» REQUIRED WORK: The line containing "import seaborn as sns" marks the end: extract everything from the first line of the data through that line, exactly, with no pictures.

» MATERIAL PROVIDED:
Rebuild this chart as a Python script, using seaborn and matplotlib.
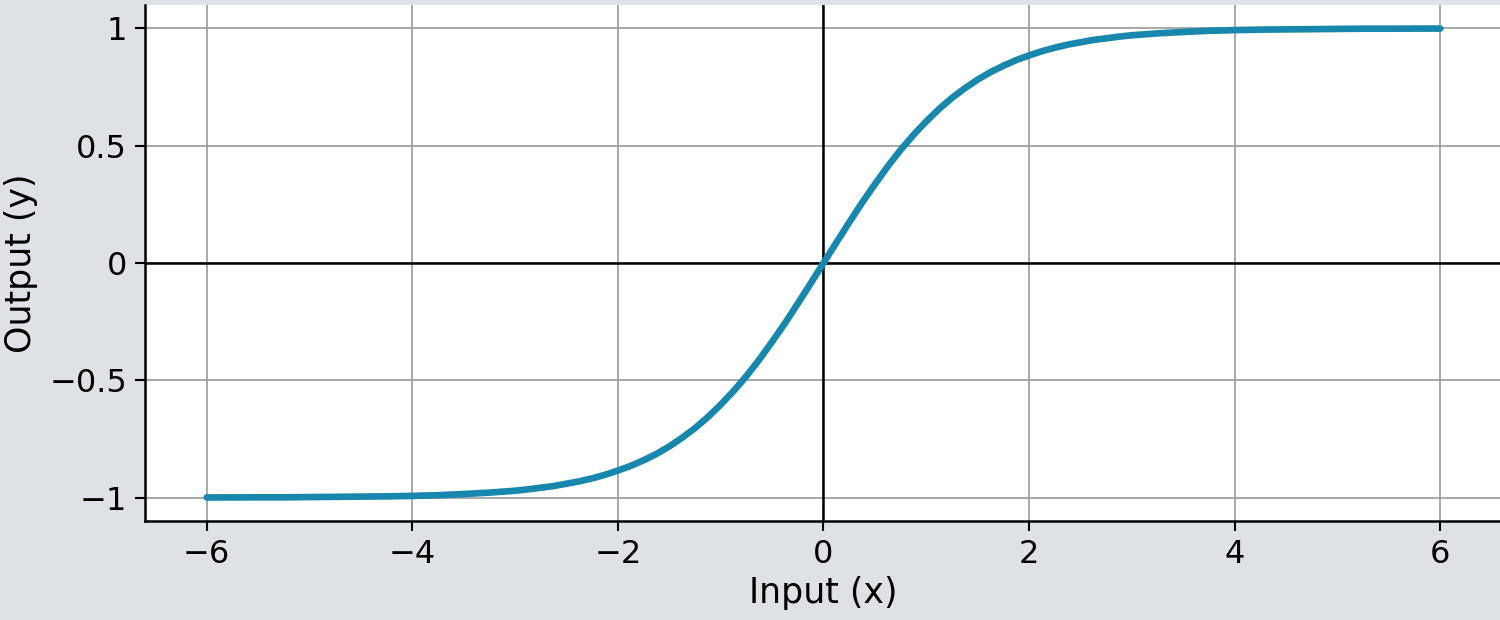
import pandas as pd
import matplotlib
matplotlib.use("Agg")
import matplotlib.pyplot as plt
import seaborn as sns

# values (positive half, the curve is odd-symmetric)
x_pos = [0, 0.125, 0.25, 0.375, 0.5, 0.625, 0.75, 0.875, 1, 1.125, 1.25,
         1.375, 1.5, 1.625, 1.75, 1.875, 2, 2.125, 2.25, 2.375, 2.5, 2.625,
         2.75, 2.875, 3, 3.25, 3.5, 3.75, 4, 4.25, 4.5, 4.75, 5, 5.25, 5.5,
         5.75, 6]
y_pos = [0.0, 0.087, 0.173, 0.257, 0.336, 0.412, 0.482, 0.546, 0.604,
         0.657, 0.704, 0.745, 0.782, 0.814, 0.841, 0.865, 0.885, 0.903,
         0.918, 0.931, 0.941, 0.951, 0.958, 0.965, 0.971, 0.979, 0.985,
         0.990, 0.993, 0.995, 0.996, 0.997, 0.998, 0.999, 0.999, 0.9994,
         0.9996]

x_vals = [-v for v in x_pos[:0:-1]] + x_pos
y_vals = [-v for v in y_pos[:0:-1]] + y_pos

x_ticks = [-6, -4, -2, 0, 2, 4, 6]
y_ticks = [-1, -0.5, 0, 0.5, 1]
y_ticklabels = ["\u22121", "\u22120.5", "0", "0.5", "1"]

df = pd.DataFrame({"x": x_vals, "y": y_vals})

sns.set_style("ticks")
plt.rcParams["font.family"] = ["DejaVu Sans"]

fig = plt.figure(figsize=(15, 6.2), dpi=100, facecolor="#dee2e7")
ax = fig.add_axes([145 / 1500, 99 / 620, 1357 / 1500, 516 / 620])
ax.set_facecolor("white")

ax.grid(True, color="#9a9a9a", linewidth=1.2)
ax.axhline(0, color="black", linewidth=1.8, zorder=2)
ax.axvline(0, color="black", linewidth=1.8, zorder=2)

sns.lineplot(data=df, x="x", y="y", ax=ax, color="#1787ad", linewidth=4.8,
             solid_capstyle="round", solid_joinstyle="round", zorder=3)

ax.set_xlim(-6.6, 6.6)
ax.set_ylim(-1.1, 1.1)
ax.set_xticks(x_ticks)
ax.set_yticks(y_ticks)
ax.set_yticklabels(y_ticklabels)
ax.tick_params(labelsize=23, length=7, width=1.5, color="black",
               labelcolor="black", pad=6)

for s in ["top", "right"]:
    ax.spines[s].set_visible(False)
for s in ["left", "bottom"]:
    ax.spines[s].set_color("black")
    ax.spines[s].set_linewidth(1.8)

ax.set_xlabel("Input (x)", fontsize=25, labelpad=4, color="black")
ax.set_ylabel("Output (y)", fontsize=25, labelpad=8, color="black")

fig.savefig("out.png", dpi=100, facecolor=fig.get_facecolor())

» REPLY TO THE EXERCISE:
Rebuild this chart as a Python script, using seaborn and matplotlib.
import pandas as pd
import matplotlib
matplotlib.use("Agg")
import matplotlib.pyplot as plt
import seaborn as sns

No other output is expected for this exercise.